Don't get me wrong here.. I love the car. That said.. GM really needs to come out with a more affordable Cruze Diesel, I feel, to boost sales. I understand Diesels require certain items in them that gas cars do not and they are going to be more expensive than a comparable gas for that reason, but don't force me to buy leather, heated, power seats. Especially for a technology (diesel), and frankly a brand, that many people are skiddish about. I bought one because I was able to and I believe the quality of Chevrolet has improved (and it's an awesome car), but I am sure there are others out there who want a diesel at a lower price.
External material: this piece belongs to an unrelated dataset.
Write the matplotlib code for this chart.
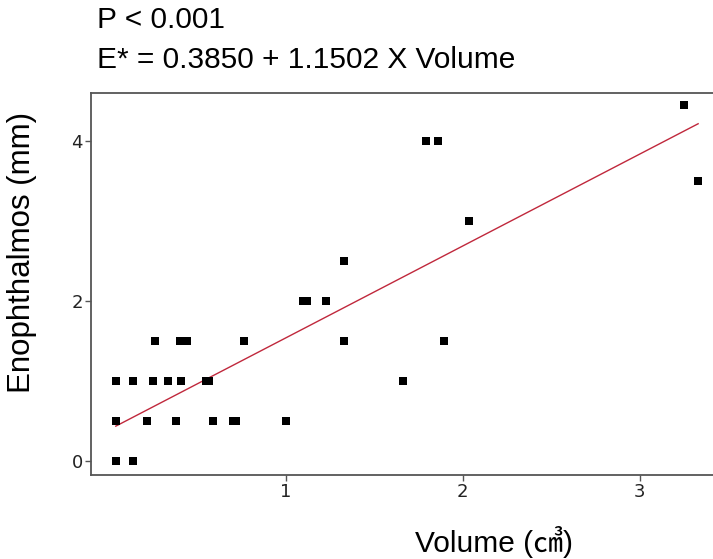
import matplotlib
matplotlib.use("Agg")
import matplotlib.pyplot as plt
import numpy as np

# volume (cm3) vs enophthalmos (mm)
volume = [0.04, 0.135,
          0.04, 0.215, 0.38, 0.59, 0.70, 0.72, 1.0,
          0.04, 0.14, 0.25, 0.335, 0.41, 0.55, 0.565, 1.66,
          0.26, 0.40, 0.445, 0.765, 1.33, 1.895,
          1.10, 1.12, 1.225,
          1.33,
          2.035,
          3.33,
          1.79, 1.86,
          3.25]
enophthalmos = [0, 0,
                0.5, 0.5, 0.5, 0.5, 0.5, 0.5, 0.5,
                1, 1, 1, 1, 1, 1, 1, 1,
                1.5, 1.5, 1.5, 1.5, 1.5, 1.5,
                2, 2, 2,
                2.5,
                3,
                3.5,
                4, 4,
                4.45]

intercept = 0.3850
slope = 1.1502
xticks = [1, 2, 3]
yticks = [0, 2, 4]

fig = plt.figure(figsize=(7.13, 5.59), dpi=100)
ax = fig.add_axes([91/713, 1-475/559, 1-91/713, (475-93)/559])

ax.scatter(volume, enophthalmos, marker="s", s=34, color="black", linewidths=0, zorder=3)
fit_x = np.array([min(volume), max(volume)])
ax.plot(fit_x, intercept + slope*fit_x, color="#c0283c", lw=1.0, zorder=2)

ax.set_xlim(-0.1, 3.414)
ax.set_ylim(-0.18, 4.60)
ax.set_xticks(xticks)
ax.set_yticks(yticks)
ax.tick_params(direction="out", length=4, width=1, colors="#555555", labelcolor="#222222", labelsize=13, pad=2)
for s in ["left", "top", "bottom"]:
	ax.spines[s].set_color("#555555")
	ax.spines[s].set_linewidth(1.3)
ax.spines["right"].set_visible(False)

fig.text(97/713, 1-20/559, "P < 0.001", fontsize=21.5, family="Liberation Sans", va="center", ha="left")
fig.text(97/713, 1-60/559, "E* = 0.3850 + 1.1502 X Volume", fontsize=21.5, family="Liberation Sans", va="center", ha="left")
fig.text(22/713, 1-252/559, "Enophthalmos (mm)", fontsize=22.5, family="Liberation Sans", rotation=90, va="center", ha="center")
fig.text(494/713, 1-542/559, "Volume (\u33a4)", fontsize=21.5, family=["Liberation Sans", "Noto Sans CJK KR"], va="center", ha="center")

fig.savefig("out.png", dpi=100)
Between the collapse and historical quality of Chevy cars, there still is a sour taste in many people's mouth about the brand. Chevrolet has an opportunity to come out as a leader in diesel cars in the US as they are one of the first "normal", non-luxury brands (not Mercedes, Audi, maybe VW etc). Why not make some of the aspects of the car (ie leather) an option and put the car in more homes?


----------



## N519AT (Aug 23, 2012)

I would have bought a Cruze Diesel a long time ago if it had a manual six speed transmission. 

There are a ton on Autotrader for 2-3k off sticker if you're willing to travel to get it. As tempting as that is for me, I don't know if I could do an automatic.


----------